New Additions to the Collection: Deanna Bowen

Late last year, KWAG’s Acquisitions Committee met to review and approve new additions to our Permanent Collection. This work of growing our Collection of over 4300 objects is always an exciting occasion to deepen our support of artists and their practices while carefully reshaping the canon of contemporary art through the works we safeguard for future generations.

Two new acquisitions by Deanna Bowen achieve both these aims by preserving two notable works from recent KWAG exhibitions that exemplify this award-winning artist’s commitment to revealing the biases that shape Canadian society.

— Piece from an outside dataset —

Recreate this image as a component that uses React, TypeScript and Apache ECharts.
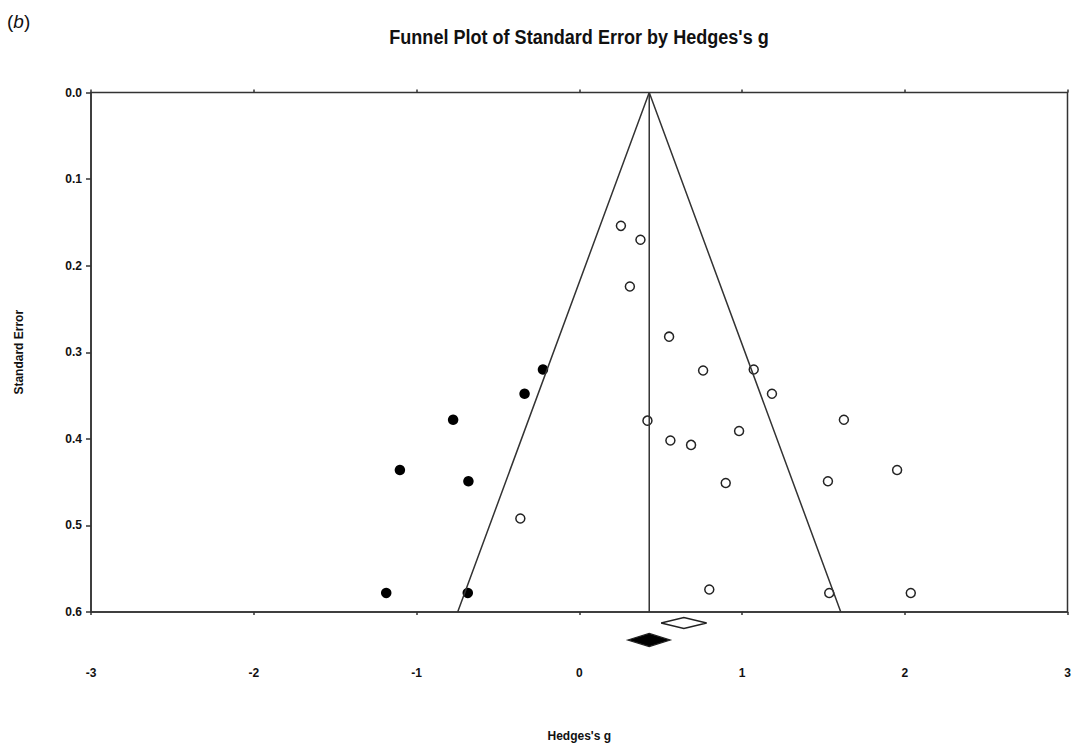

Installation of 234 pages of digitally copied petition pages in a wide grid of seven rows on a white gallery wall Deanna Bowen (Canadian, b. USA 1969). “1911 Anti Creek-Negro Petition” from Immigration of Negroes from the United States to Western Canada 1910-1911, 2013. Inkjet print on archival paper, digitally sourced from original documents held in the Collection of Library and Archives Canada, 186.7cm x 914.4cm. Kitchener-Waterloo Art Gallery Collection. Gift of the Artist, 2021. © Deanna Bowen. Courtesy of the Artist. Photo: Toni Hafkenscheid.

 

The first of these new acquisitions, “1911 Anti Creek-Negro Petitionfrom Immigration of Negroes from the United States to Western Canada 1910-1911, first came to KWAG as a part of Carry Forward, a 2017 group exhibition curated by Lisa Myers. This staggering reproduction of a racist petition opposing the immigration of Black settlers in Alberta first came into the hands of our Registrar for condition reporting ahead of the exhibition. In the process of tracking all 234 pages of the petition, the name of one of its signatories made her pause – Barker Fairley, a well-known colleague of the Group of Seven and an artist represented in our Collection, had signed his name to the petition.

Close-up view of two petition pages revealing cursive signatures in a variety of hands
Deanna Bowen, “1911 Anti Creek-Negro Petition” from Immigration of Negroes from the United States to Western Canada 1910-1911 (detail), 2013. Photo: Toni Hafkenscheid

 

After consulting Deanna Bowen, our curatorial team chose to recognize this startling discovery by adding a Barker Fairley lithograph from KWAG’s Permanent Collection to our installation of Carry Forward, which has subsequently traveled with this exhibition on its tour to other Canadian venues. This decision was a first gesture towards the difficult conversations that would test our institutional accountability while honouring this surprising collision of artistic histories.

The conversations that sprang from the petition would lead to a years-long collaboration between Bowen and our former Senior Curator Crystal Mowry, which resulted in Deanna Bowen’s award-winning 2020 solo exhibition, Black Drones in the Hive. Among the large constellations of archival materials assembled by the artist to reveal intertwined stories of race and settlement in Canada was one particular to the history of Waterloo Region. In Berlin Constellation, Bowen traces the experiences of early Black settlers in this region as well as the tumultuous events surrounding this city’s name change from Berlin to Kitchener.

A salon-style arrangement of framed over twenty archival photos and documents on a white gallery wall Deanna Bowen (Canadian, b. USA 1969). Exhibition installation view of the Berlin Grouping from “Deanna Bowen: Black Drones in the Hive” (KWAG, 2020-2021). Featuring “Berlin Constellation”, 2020. An installation in 18 parts, Inkjet prints on archival paper, installed dimensions vary. Kitchener-Waterloo Art Gallery Collection. Purchased in part through the support of the Elizabeth L. Gordon Art Program, a program of the Gordon Foundation and administered by the Ontario Arts Foundation, 2021. © Deanna Bowen. Photo: Toni Hafkenscheid.

 

Originally displayed in Black Drones in the Hive in concert with works from our Permanent Collection that reflect Kitchener’s local history, Bowen’s Berlin Constellation will live on in our Collection as an installation of eighteen prints. We are grateful for the support of the Elizabeth L. Gordon Art Foundation in the purchase of this pivotal work, which we look forward to sharing with wider audiences with Black Drones in the Hive begins touring to other galleries later this year.